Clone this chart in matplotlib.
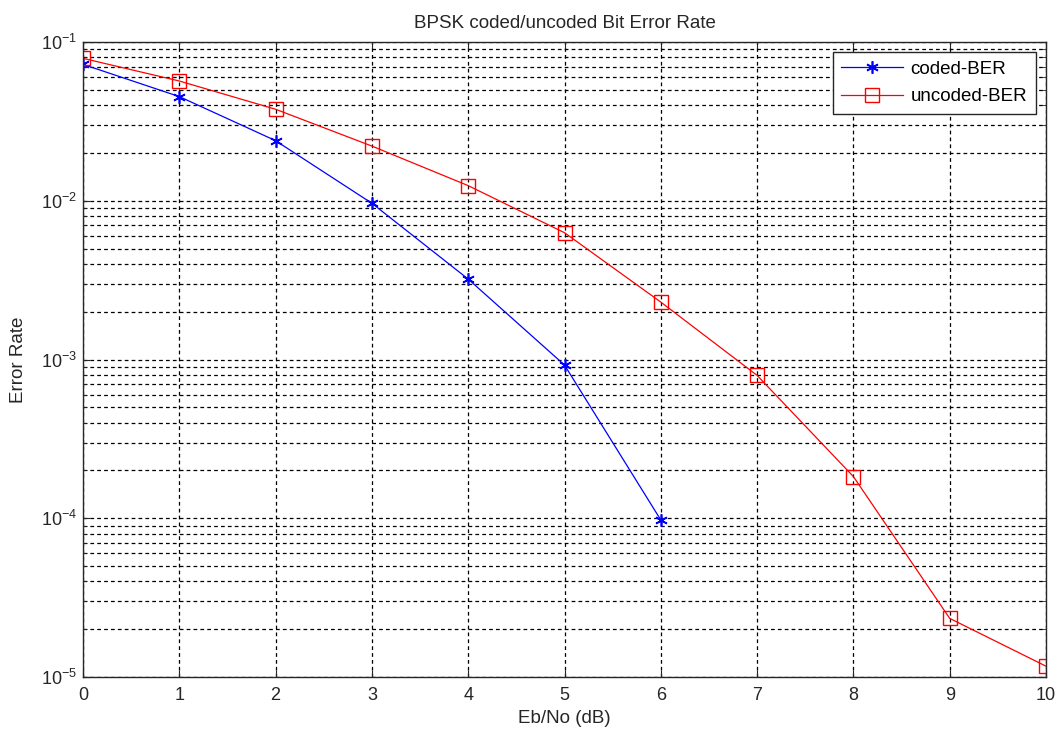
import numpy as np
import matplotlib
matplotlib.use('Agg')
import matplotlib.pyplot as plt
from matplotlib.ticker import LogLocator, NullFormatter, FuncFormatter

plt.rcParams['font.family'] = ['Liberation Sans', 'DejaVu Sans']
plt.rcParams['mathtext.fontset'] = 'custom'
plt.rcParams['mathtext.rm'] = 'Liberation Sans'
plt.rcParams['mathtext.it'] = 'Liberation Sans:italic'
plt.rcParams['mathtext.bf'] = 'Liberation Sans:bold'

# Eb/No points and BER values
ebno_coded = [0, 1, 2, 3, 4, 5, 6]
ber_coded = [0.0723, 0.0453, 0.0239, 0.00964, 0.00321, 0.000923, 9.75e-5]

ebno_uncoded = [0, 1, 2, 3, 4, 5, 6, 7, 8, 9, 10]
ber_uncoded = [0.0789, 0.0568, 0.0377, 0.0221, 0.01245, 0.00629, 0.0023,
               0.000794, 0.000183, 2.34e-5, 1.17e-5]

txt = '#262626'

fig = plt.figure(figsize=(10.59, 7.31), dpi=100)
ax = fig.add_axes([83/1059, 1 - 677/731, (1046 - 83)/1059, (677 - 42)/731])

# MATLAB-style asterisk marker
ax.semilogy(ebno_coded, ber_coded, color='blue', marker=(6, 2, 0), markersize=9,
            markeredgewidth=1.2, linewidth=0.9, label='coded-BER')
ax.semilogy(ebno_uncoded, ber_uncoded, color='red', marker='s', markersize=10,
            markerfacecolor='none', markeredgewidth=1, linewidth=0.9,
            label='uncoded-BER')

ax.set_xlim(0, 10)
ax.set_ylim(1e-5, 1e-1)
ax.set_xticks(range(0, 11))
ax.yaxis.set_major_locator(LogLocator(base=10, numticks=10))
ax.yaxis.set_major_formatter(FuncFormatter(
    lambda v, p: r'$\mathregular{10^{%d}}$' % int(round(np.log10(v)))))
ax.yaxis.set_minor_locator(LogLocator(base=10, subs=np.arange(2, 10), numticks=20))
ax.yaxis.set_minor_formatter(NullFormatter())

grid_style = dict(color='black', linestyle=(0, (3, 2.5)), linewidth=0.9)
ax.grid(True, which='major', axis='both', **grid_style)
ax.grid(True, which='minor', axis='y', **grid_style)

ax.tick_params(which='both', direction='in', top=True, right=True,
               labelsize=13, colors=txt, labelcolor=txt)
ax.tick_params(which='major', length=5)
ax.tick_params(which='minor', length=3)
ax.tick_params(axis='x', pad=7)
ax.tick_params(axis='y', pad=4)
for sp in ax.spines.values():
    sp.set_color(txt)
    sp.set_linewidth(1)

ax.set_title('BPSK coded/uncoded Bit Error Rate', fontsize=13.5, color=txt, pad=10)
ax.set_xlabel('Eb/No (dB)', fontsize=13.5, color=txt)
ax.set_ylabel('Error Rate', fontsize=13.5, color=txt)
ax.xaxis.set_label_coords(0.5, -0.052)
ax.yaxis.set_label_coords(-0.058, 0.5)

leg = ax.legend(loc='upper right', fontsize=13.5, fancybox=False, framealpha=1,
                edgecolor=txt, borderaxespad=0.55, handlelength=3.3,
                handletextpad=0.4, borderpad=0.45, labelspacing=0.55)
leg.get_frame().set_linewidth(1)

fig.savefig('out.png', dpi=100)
+-------+
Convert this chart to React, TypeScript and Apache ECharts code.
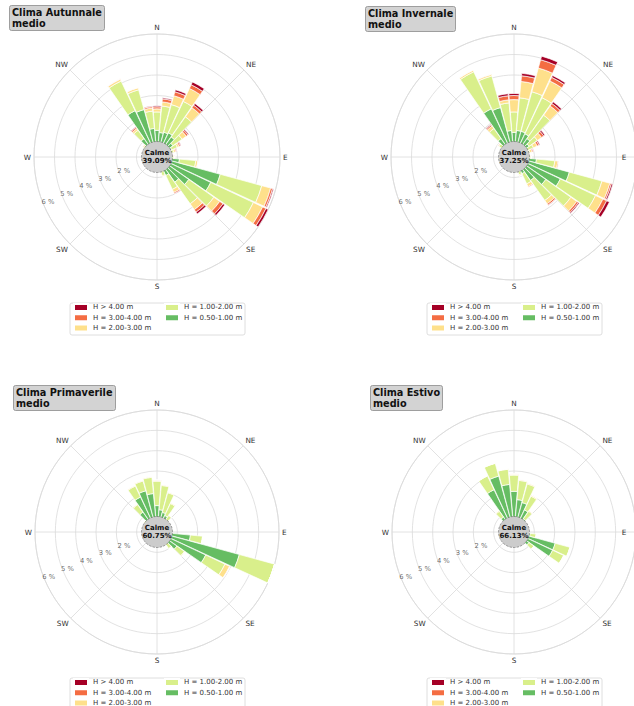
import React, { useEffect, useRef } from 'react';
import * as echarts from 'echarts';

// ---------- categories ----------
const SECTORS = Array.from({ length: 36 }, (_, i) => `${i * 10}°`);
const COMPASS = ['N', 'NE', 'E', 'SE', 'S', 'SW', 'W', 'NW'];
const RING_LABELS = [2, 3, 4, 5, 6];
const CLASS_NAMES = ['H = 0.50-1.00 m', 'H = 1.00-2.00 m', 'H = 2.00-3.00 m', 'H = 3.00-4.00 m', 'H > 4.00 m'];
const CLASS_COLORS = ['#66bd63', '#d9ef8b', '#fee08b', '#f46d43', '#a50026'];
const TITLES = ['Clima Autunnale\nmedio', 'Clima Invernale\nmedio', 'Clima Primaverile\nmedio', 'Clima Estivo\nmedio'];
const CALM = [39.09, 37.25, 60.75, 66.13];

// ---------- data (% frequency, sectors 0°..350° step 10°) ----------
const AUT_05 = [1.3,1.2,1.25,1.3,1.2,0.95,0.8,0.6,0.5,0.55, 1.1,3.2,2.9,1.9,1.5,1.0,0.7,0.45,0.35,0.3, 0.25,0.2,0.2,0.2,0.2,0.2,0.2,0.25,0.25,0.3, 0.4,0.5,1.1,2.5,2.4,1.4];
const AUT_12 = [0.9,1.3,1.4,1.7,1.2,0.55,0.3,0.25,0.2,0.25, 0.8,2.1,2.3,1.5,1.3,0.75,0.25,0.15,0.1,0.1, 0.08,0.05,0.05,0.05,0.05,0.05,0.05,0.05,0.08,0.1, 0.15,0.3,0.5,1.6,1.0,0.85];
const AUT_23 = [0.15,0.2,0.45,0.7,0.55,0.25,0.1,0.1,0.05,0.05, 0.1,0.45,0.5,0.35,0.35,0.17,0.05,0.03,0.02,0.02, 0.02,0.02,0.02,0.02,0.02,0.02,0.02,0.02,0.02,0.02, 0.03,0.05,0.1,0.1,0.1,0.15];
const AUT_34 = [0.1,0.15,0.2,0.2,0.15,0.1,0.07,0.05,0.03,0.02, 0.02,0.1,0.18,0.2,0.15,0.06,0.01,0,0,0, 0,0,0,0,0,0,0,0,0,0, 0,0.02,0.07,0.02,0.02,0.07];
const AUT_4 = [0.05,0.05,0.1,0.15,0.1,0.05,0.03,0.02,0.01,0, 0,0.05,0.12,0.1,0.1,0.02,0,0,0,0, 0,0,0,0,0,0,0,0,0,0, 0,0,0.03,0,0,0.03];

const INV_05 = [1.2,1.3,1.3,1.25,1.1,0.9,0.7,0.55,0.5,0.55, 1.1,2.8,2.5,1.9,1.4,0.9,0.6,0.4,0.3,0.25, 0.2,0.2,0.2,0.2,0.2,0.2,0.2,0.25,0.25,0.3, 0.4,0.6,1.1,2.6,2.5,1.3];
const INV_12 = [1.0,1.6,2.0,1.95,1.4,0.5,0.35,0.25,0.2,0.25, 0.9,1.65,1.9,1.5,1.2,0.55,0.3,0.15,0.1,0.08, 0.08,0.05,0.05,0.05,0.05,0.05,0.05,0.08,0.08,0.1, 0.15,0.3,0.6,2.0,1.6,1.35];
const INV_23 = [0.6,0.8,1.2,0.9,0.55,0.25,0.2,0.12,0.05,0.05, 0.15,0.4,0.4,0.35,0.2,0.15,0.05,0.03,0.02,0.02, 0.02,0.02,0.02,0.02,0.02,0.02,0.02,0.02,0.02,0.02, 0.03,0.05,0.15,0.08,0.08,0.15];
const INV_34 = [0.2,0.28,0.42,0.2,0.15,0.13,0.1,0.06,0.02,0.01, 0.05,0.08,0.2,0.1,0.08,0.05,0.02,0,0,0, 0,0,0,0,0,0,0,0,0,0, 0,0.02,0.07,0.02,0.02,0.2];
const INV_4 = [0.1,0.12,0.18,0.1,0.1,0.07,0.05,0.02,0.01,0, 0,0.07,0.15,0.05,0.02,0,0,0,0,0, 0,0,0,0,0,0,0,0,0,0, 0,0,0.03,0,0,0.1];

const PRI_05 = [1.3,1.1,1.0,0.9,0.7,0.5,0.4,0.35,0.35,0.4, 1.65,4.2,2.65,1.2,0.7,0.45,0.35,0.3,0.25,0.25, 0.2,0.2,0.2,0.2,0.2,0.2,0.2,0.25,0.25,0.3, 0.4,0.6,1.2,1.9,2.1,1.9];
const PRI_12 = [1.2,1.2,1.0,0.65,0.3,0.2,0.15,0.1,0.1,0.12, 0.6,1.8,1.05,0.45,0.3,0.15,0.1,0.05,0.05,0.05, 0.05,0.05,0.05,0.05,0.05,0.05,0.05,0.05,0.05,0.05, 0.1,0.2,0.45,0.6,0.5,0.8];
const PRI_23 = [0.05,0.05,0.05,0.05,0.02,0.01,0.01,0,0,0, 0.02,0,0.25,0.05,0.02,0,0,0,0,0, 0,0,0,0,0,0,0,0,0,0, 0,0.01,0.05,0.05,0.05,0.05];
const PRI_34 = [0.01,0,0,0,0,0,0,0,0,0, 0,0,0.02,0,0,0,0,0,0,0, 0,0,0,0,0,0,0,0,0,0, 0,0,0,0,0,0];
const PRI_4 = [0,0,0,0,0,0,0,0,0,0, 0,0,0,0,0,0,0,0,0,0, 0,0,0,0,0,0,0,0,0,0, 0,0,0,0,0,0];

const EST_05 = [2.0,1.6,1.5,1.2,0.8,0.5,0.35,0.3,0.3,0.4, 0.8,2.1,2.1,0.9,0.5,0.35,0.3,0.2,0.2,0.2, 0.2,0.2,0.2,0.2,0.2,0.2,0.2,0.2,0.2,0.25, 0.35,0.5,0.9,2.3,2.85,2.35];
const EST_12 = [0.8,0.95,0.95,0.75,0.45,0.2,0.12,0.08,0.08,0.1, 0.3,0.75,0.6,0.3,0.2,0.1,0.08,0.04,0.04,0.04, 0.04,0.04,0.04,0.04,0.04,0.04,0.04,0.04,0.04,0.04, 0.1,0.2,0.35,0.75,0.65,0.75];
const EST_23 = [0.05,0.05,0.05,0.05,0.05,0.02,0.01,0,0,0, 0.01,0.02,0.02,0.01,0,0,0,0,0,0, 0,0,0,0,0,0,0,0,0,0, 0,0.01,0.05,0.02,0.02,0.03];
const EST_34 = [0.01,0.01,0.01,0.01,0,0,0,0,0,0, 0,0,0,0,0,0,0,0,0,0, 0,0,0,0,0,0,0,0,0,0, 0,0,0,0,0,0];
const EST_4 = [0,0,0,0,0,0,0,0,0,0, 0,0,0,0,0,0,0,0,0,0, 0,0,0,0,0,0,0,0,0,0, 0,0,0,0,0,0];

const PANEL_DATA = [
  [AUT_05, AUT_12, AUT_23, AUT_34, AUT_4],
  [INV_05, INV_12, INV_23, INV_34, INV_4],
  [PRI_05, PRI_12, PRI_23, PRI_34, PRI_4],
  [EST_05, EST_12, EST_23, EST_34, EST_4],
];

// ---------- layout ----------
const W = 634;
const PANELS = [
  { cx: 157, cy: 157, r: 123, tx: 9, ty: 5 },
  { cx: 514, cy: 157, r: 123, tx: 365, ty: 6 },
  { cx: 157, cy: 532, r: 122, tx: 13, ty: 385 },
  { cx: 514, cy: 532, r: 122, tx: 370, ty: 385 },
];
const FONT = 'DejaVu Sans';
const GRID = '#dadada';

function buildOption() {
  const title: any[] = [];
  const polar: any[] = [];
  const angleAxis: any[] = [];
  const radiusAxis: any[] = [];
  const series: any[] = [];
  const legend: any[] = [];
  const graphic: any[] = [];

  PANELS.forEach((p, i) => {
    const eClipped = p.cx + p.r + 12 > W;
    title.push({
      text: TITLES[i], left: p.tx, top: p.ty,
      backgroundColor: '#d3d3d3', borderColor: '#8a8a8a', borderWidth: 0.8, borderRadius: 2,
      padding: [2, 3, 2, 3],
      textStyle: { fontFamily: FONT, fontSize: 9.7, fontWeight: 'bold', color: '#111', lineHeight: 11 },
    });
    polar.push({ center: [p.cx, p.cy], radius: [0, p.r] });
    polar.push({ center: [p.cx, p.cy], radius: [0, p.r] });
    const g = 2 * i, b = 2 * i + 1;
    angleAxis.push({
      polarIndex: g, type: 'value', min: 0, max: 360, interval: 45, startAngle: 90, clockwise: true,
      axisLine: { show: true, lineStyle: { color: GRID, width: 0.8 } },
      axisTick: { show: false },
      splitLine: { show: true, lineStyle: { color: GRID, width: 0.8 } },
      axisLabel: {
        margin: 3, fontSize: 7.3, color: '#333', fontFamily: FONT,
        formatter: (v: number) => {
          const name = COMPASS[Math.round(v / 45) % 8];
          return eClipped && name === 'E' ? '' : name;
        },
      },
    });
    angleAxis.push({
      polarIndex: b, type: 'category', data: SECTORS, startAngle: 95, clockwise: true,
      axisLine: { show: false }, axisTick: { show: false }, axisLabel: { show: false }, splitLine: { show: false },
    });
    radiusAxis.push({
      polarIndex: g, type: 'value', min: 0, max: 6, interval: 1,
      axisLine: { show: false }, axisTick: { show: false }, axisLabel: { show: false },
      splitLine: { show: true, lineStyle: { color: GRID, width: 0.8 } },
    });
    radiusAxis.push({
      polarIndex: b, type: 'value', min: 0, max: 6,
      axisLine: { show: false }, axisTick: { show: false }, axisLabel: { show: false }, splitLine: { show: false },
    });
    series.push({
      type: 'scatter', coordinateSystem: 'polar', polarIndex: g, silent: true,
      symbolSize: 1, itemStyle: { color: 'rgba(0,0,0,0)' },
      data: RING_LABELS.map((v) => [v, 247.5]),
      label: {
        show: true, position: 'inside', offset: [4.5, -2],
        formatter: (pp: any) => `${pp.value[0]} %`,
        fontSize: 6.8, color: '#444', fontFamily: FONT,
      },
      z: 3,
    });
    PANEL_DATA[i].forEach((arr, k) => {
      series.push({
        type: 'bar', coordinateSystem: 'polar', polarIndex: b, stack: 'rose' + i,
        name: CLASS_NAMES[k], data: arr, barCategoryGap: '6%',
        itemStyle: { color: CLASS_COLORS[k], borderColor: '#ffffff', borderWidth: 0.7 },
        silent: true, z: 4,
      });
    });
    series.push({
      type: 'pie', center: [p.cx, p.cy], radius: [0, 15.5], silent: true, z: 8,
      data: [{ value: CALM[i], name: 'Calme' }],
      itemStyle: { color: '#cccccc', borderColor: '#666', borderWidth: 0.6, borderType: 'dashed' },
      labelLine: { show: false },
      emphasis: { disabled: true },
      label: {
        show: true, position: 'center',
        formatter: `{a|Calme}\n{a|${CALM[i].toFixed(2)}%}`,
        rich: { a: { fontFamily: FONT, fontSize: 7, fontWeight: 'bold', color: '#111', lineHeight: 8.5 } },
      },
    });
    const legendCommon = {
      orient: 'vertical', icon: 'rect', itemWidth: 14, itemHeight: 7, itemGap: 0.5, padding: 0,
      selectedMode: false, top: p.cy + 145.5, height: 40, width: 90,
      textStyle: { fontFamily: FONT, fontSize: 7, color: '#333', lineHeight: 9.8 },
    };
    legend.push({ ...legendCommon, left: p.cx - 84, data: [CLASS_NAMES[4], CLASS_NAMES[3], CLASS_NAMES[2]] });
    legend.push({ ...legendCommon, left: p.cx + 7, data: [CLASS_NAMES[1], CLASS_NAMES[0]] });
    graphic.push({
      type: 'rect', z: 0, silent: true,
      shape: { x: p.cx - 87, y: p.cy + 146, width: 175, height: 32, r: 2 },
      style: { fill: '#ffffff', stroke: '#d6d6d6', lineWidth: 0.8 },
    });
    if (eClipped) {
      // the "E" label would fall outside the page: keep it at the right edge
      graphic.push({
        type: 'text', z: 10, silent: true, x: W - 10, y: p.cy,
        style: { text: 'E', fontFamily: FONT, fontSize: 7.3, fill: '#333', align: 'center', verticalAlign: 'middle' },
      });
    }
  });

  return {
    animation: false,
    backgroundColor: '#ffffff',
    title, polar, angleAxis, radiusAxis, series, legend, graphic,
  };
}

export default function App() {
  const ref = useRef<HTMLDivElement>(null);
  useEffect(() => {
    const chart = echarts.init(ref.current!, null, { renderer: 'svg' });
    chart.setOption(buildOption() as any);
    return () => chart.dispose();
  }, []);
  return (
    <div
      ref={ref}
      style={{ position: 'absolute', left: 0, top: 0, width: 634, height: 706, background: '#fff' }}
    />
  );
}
+-------+
#### WHAT NEEDS TO BE DONE:
Copy exactly the part of the material above that opens with the line containing "Convert this chart" and closes with the line containing "import * as echarts from 'echarts';", ends included. Drop the images.

#### RESULT:
Convert this chart to React, TypeScript and Apache ECharts code.
import React, { useEffect, useRef } from 'react';
import * as echarts from 'echarts';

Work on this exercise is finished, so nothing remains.